The minister also said all treatment centres had been put on the alert to receive cases in the face of the third wave.
32 Delta variant now in Nigeria, says NCDC
The Director-General of Nigeria Centre for Disease Control, Dr Chike Ihekweazu, at the briefing disclosed that Akwa Ibom State accounted for 80 per cent of the 32 new Delta variant recorded in the country.
He said, “As of this morning, 32 confirmed cases of the Delta variant were in Nigeria from five states: Abuja, Oyo, Cross River, Lagos and Akwa Ibom.
“Some of these have been returning travellers, some of the local transmissions.
“Now, the biggest batch of sequencing that we got this morning was out of Akwa Ibom.
“So, out of 23 cases there, 19 were the Delta variant. And that’s why I said 80 per cent of the cases in Akwa Ibom today, are from sequencing turned out to be Delta.”
Mustapha, while responding to a question said the government might introduce strict measures to contain the spread of the new variant.
He said, “Nothing is off the table. Let me say very categorically, nothing is off the table when it comes to protecting the lives of the people of this country. We will not hesitate in taking measures that will be considered quite stringent.
“All the countries of the world are applying different measures, countries that were adjudged to have successfully dealt with COVID-19 suddenly realised that they had to impose certain measures to ensure that they continue to balance lives and livelihood. And like I said, nothing is off the table.

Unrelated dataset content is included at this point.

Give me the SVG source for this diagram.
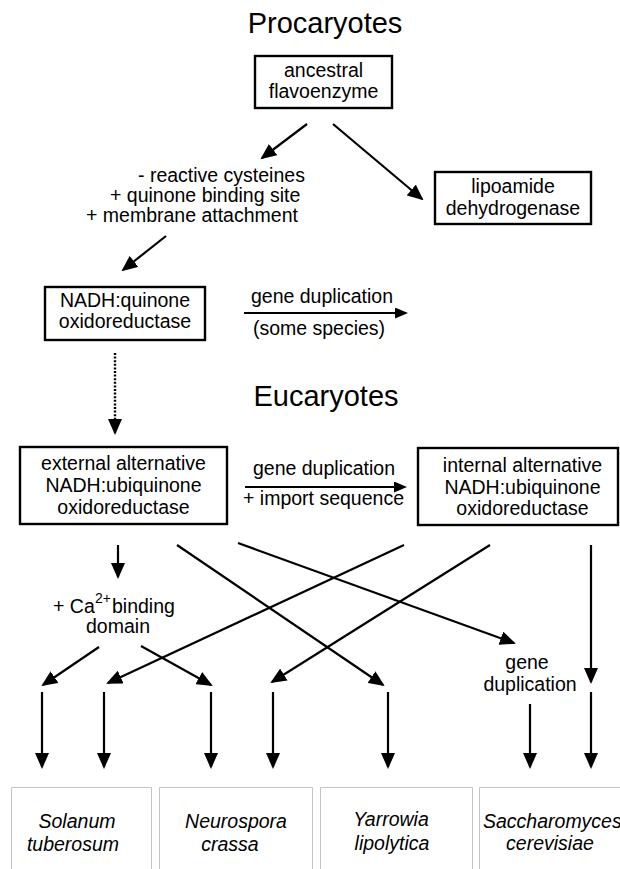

We’ll continue to study the situation.”
Also, the Minister of Foreign Affairs, Geoffrey Onyeama, said diplomats that travelled through or visited Brazil, India, Turkey or South Africa within 14 days and had not taken a valid PCR test would be quarantined in government facilities.
The minister added that only ambassadors and deputy ambassadors and their spouses would be allowed to quarantine in their official residences.
He said, “We had some issues with diplomats at ports of entry, and it was really important, the Presidential Steering Committee decided that we had to come up with something that was clear that everybody, all the diplomats would understand and not have the difficult situation that we were having.
“So basically, there are two categories of countries, as you know, they’re four countries that are under a restricted protocol and non-restricted countries.
“Now regarding diplomats coming from the restricted countries, or that have visited or passed through those restricted countries, in the last 14 days, there’s a special protocol that we have in place now. So of course, everybody has to do a PCR test, you know, 72 hours before travelling.
“But for non-restricted countries, the diplomats coming from those countries just have to have that 72 hours, prior PCR tests, and then within seven days, do a test in any accredited private laboratory.”